--Corporate bond issuance slows, but two jumbo deals get priced

--Trading improves despite uncertainty ahead of EU summit

--Borrowing costs still near record-lows

(Updated throughout with pricing details, Markit data in 2nd-3rd paragraphs, banker comment in 4th paragraph, and trading update in final paragraph).

 
   By Patrick McGee 
 

Corporate bond deals continued to trickle in Wednesday as companies push to get deals completed before the two-day European Union summit begins Thursday.

Conditions were favorable, with the stock market rising and few headlines making their way out of Europe. A broad gauge of corporate-bond health, Markit's CDX North America Investment Grade Index, improved 1.1% in late-afternoon trading.

The Markit index is based on credit default swaps that protect against corporate bonds defaulting. The improvement suggests the cost of protection is falling, despite uncertainty surrounding the EU summit.

"You'd think people might buy protection ahead of the summit, driving the spread wider, but that's not the case," said Michael Mutti, senior credit strategist at Stifel, Nicolaus & Co. "The market might just be getting tired of getting panicky before every EU meeting."

For home-security-products provider ADT Corp., the stable tone was encouraging enough to issue a three-part, $2.5 billion deal, while serial issuer General Electric Capital Corp., a unit of General Electric Co. (GE), sold $1.5 billion of three-year notes.

ADT, which is being spun off by parent company Tyco International Ltd. (TYC), sold bonds maturing in five-, 10-, and 30-year maturities. Launch terms indicated the bonds would offer 1.55, 1.90, and 2.25 percentage points more than Treasurys, respectively, reflecting the lower end of earlier price guidance.

They have provisional ratings of Baa2 by Moody's Investors Service, BBB by Standard & Poor's, and BBB-plus by Fitch Ratings.

Fitch noted the company boasts nationwide brand recognition with more than six million customers, adding that its subscriber-based business generates sustainable cash flow and solid liquidity.

GE Capital's three-year deal included fixed-rate and floating-rate notes. The 1.625% coupon fixed notes were priced at 1.25 percentage points more than Treasurys.

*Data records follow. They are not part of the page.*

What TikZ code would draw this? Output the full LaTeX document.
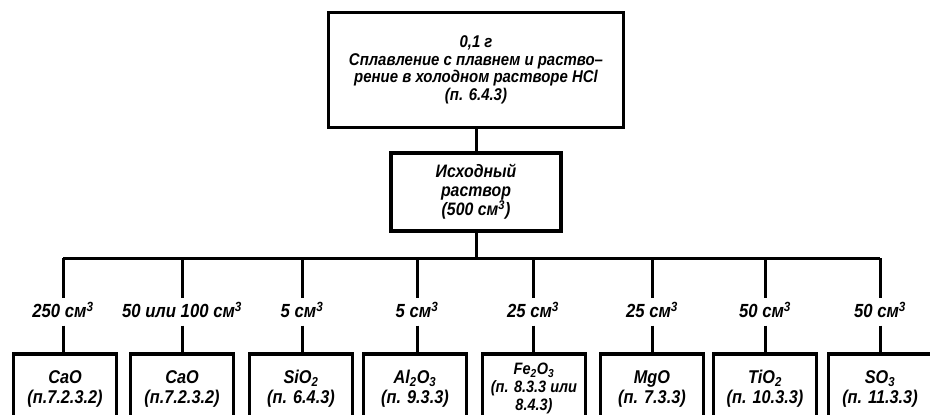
\documentclass[tikz,border=0pt]{standalone}
\usepackage{fontspec}
\setmainfont{Liberation Sans}[FakeStretch=0.88]
\begin{document}
\begin{tikzpicture}[x=1pt,y=-1pt,
    box/.style={draw, line width=3.6pt, align=center, font=\bfseries\itshape\fontsize{17}{17.5}\selectfont},
    partbox/.style={box, minimum width=103pt, minimum height=70pt, inner sep=1pt, anchor=north,
      font=\bfseries\itshape\fontsize{18.5}{19.5}\selectfont},
    vol/.style={font=\bfseries\itshape\fontsize{19}{20}\selectfont, inner xsep=2pt, inner ysep=5pt,
      text height=14pt, text depth=3pt},
    link/.style={line width=3pt}]
\useasboundingbox (0,0) rectangle (930,415);
% sample and stock solution
\node[box, minimum width=295pt, minimum height=115pt] (sample) at (476,70)
    {0,1 г\\Сплавление с плавнем и раство--\\рение в холодном растворе HCl\\(п. 6.4.3)};
\node[box, minimum width=170pt, minimum height=78pt, font=\bfseries\itshape\fontsize{18}{19}\selectfont] (stock) at (476,192)
    {Исходный\\раствор\\(500 см\textsuperscript{3})};
\draw[link] (sample) -- (stock);
% aliquots
\coordinate (b1) at (63,258);
\coordinate (b2) at (182,258);
\coordinate (b3) at (302,258);
\coordinate (b4) at (417,258);
\coordinate (b5) at (533,258);
\coordinate (b6) at (652,258);
\coordinate (b7) at (765,258);
\coordinate (b8) at (880,258);
\draw[link] (b1) -- (b8);
\draw[link] (stock) -- (stock |- b1);
\node[vol] (v1) at (63,312) {250 см\textsuperscript{3}};
\node[vol] (v2) at (182,312) {50 или 100 см\textsuperscript{3}};
\node[vol] (v3) at (302,312) {5 см\textsuperscript{3}};
\node[vol] (v4) at (417,312) {5 см\textsuperscript{3}};
\node[vol] (v5) at (533,312) {25 см\textsuperscript{3}};
\node[vol] (v6) at (652,312) {25 см\textsuperscript{3}};
\node[vol] (v7) at (765,312) {50 см\textsuperscript{3}};
\node[vol] (v8) at (880,312) {50 см\textsuperscript{3}};
% determinations
\node[partbox] (cao1) at (65,352) {CaO\\(п.7.2.3.2)};
\node[partbox] (cao2) at (182,352) {CaO\\(п.7.2.3.2)};
\node[partbox] (sio2) at (301,352) {SiO\textsubscript{2}\\(п. 6.4.3)};
\node[partbox] (al2o3) at (415,352) {Al\textsubscript{2}O\textsubscript{3}\\(п. 9.3.3)};
\node[partbox, font=\bfseries\itshape\fontsize{16.5}{18}\selectfont] (fe2o3) at (534,352) {Fe\textsubscript{2}O\textsubscript{3}\\(п. 8.3.3 или\\8.4.3)};
\node[partbox] (mgo) at (652,352) {MgO\\(п. 7.3.3)};
\node[partbox] (tio2) at (765,352) {TiO\textsubscript{2}\\(п. 10.3.3)};
\node[partbox] (so3) at (880,352) {SO\textsubscript{3}\\(п. 11.3.3)};
\foreach \i/\d in {1/cao1,2/cao2,3/sio2,4/al2o3,5/fe2o3,6/mgo,7/tio2,8/so3}{
  \draw[link] (b\i) -- (v\i.north);
  \draw[link] (v\i.south) -- (v\i.south |- \d.north);
}
\end{tikzpicture}
\end{document}
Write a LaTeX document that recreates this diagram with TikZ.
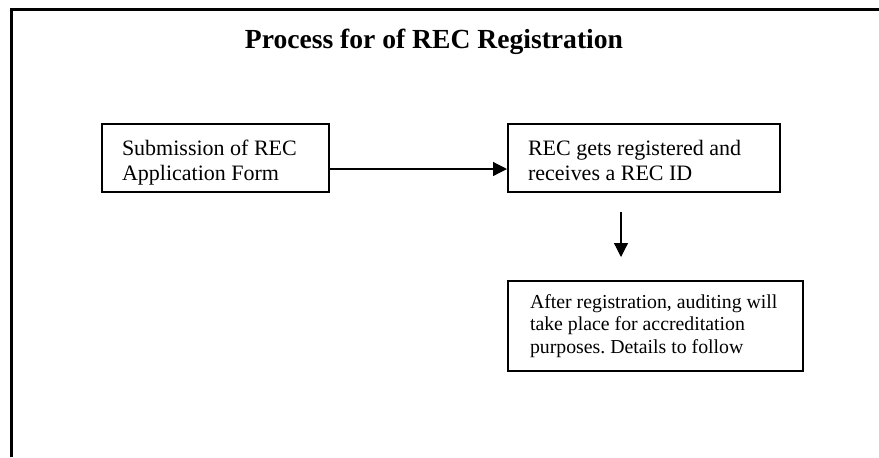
\documentclass[tikz,border=0pt]{standalone}
\usepackage{fontspec}
\setmainfont{Liberation Serif}
\usetikzlibrary{arrows.meta}
\frenchspacing

\tikzset{
  stepbox/.style={draw, line width=1pt, anchor=north west, align=flush left,
    inner xsep=10pt, inner ysep=0pt, font=\fontsize{11}{12.6}\selectfont},
  flow/.style={line width=0.6pt, -{Triangle[length=7pt,width=7pt]}}
}

\begin{document}
\begin{tikzpicture}[x=0.5pt, y=-0.5pt]
\useasboundingbox (0,0) rectangle (879,457);
% page frame
\draw[line width=1.2pt] (11.5,457) -- (11.5,9.5) -- (879,9.5);
\node [font=\bfseries\fontsize{13.8}{16}\selectfont, anchor=base] (title) at (434,48) {Process for of REC Registration};
% steps
\node [stepbox, text width=93.5pt, text height=15.5pt, text depth=18.5pt] (sub) at (101,123) {Submission of REC\\Application Form};
\node [stepbox, text width=116pt, text height=15.5pt, text depth=18.5pt] (reg) at (507,123) {REC gets registered and\\receives a REC ID};
\node [stepbox, inner xsep=11pt, text width=125.5pt, text height=13.5pt, text depth=31.5pt,
       font=\fontsize{9.9}{11.25}\selectfont] (audit) at (507,280) {After registration, auditing will\\take place for accreditation\\purposes. Details to follow};
% arrows
\draw [flow] ([yshift=-5.5pt]sub.east) -- ([yshift=-5.5pt]reg.west);
\coordinate (dtop) at (621,212);
\coordinate (dbot) at (621,257);
\draw [flow] (dtop) -- (dbot);
\end{tikzpicture}
\end{document}
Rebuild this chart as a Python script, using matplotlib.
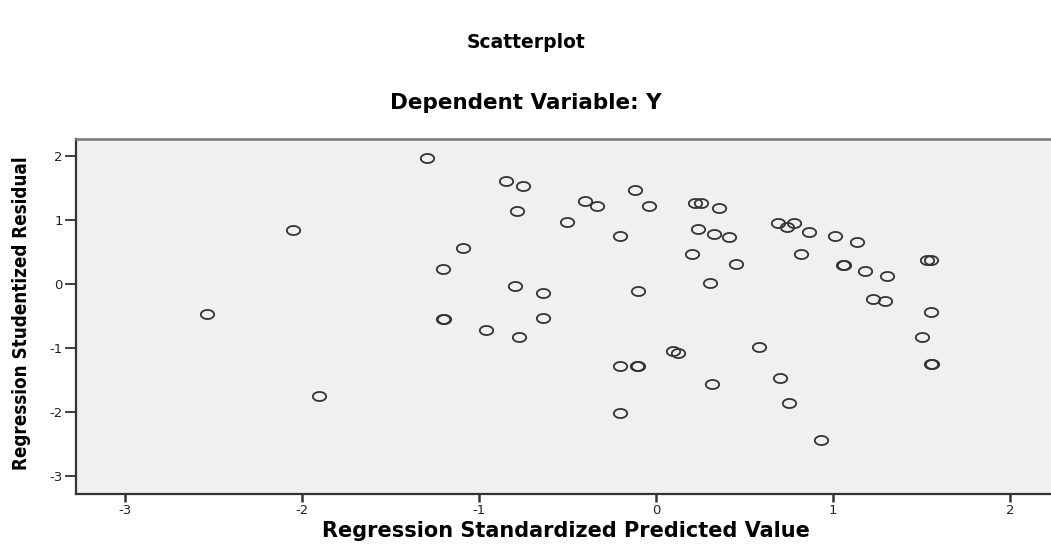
import numpy as np
import matplotlib
matplotlib.use("Agg")
import matplotlib.pyplot as plt
from matplotlib.path import Path
from matplotlib.markers import MarkerStyle

# Data
pred_x = [-2.537, -2.053, -1.904, -1.295, -1.202, -1.202, -1.196, -1.089, -0.962, -0.847,
          -0.795, -0.785, -0.774, -0.753, -0.640, -0.640, -0.505, -0.401, -0.335, -0.205,
          -0.205, -0.205, -0.119, -0.100, -0.109, -0.104, -0.041, 0.098, 0.122, 0.203,
          0.220, 0.253, 0.235, 0.307, 0.316, 0.326, 0.358, 0.410, 0.452, 0.584,
          0.689, 0.699, 0.742, 0.753, 0.780, 0.817, 0.866, 0.930, 1.013, 1.055,
          1.060, 1.138, 1.179, 1.228, 1.294, 1.303, 1.501, 1.529, 1.554, 1.554,
          1.554, 1.558]
resid_y = [-0.46, 0.84, -1.75, 1.97, 0.245, -0.55, -0.545, 0.56, -0.72, 1.61,
           -0.03, 1.15, -0.83, 1.53, -0.135, -0.535, 0.97, 1.30, 1.23, 0.755,
           -1.28, -2.02, 1.48, -0.11, -1.28, -1.28, 1.22, -1.04, -1.07, 0.475,
           1.27, 1.27, 0.865, 0.016, -1.56, 0.79, 1.19, 0.745, 0.31, -0.98,
           0.96, -1.47, 0.90, -1.86, 0.95, 0.475, 0.82, -2.44, 0.755, 0.30,
           0.30, 0.66, 0.21, -0.234, -0.26, 0.13, -0.82, 0.385, 0.375, -0.44,
           -1.25, -1.25]
x_ticks = [-3, -2, -1, 0, 1, 2]
y_ticks = [-3, -2, -1, 0, 1, 2]

fig = plt.figure(figsize=(10.51, 5.5), dpi=100)
ax = fig.add_axes([76/1051, 1-494/550, 1-76/1051, (494-139)/550])
ax.set_facecolor('#f0f0f0')

# elliptical open marker
t = np.linspace(0, 2*np.pi, 65)
verts = np.column_stack([np.cos(t), 0.68*np.sin(t)])
ell = MarkerStyle(Path(verts, closed=True))
ax.plot(pred_x, resid_y, linestyle='none', marker=ell, markersize=9.6,
        markerfacecolor='none', markeredgecolor='#333333', markeredgewidth=1.3)

ax.set_xlim(-3.277, 2.232)
ax.set_ylim(-3.28, 2.27)
ax.set_xticks(x_ticks)
ax.set_yticks(y_ticks)
ax.set_xticklabels([str(v) for v in x_ticks])
ax.set_yticklabels([str(v) for v in y_ticks])
ax.tick_params(axis='y', direction='out', length=8, width=1.3, color='#333333',
               labelsize=9.5, pad=1.5, labelcolor='#222222')
ax.tick_params(axis='x', direction='out', length=6, width=1.8, color='#333333',
               labelsize=9.5, pad=1, labelcolor='#222222')

for side in ['left', 'bottom']:
    ax.spines[side].set_color('#333333')
    ax.spines[side].set_linewidth(1.6)
ax.spines['top'].set_color('#777777')
ax.spines['top'].set_linewidth(1.8)
ax.spines['right'].set_visible(False)

ax.set_xlabel('Regression Standardized Predicted Value', fontsize=15,
              fontweight='bold')
ax.xaxis.set_label_coords((566-76)/(1051-76), -(531-494)/(494-139))
ax.xaxis.label.set_va('center')

ax.set_ylabel('Regression Studentized Residual', fontsize=13.5, fontweight='bold',
              fontstretch='condensed', family=['DejaVu Sans'])
ax.yaxis.set_label_coords(-(76-22)/(1051-76), (494-313)/(494-139))
ax.yaxis.label.set_va('center')

fig.text(0.5, 1-43/550, 'Scatterplot', ha='center', va='center',
         fontsize=13.5, fontweight='bold')
fig.text(0.5, 1-103/550, 'Dependent Variable: Y', ha='center', va='center',
         fontsize=15.5, fontweight='bold')

fig.savefig('out.png', dpi=100)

Among smaller deals, Liberty Interactive Corp.'s (LINTA, LINTB) multimedia retailer QVC Inc. sold $500 million of 10-year senior secured notes. They yielded 5.125%, or 3.499 points more than Treasurys. Markel Corp. (MKL), a property-and-casualty insurance-holding company, priced $350 million of 10-year notes yielding 4.919%, or 3.3 point over Treasurys.

The day was much quieter than Tuesday, when $8.25 billion was sold.

Market participants were expecting upwards of $15 billion in new issuance this week, in part because trading could be thin next week owing to the U.S. Independence Day holiday falling on a Wednesday.

According to Barclays, corporate bonds are yielding an average 3.29%, just 0.04 percentage point from the all-time record.

Actively-traded bonds improved in secondary trading, but overall the market lacked a real direction. Seven of the 10 most-active bonds outperformed Treasurys, according to MarketAxess.

Comcast Corp. (CMCSA) 10-year and 30-year bonds, which priced Tuesday, have improved 0.06 and 0.04 of a percentage point, respectively.

Spreads on 3M Co. (MMM) 10-year bonds that priced at a record-low 2% coupon last week tightened 0.04 of a percentage point Wednesday. The spread is now 0.52 point, versus 0.55 at issuance.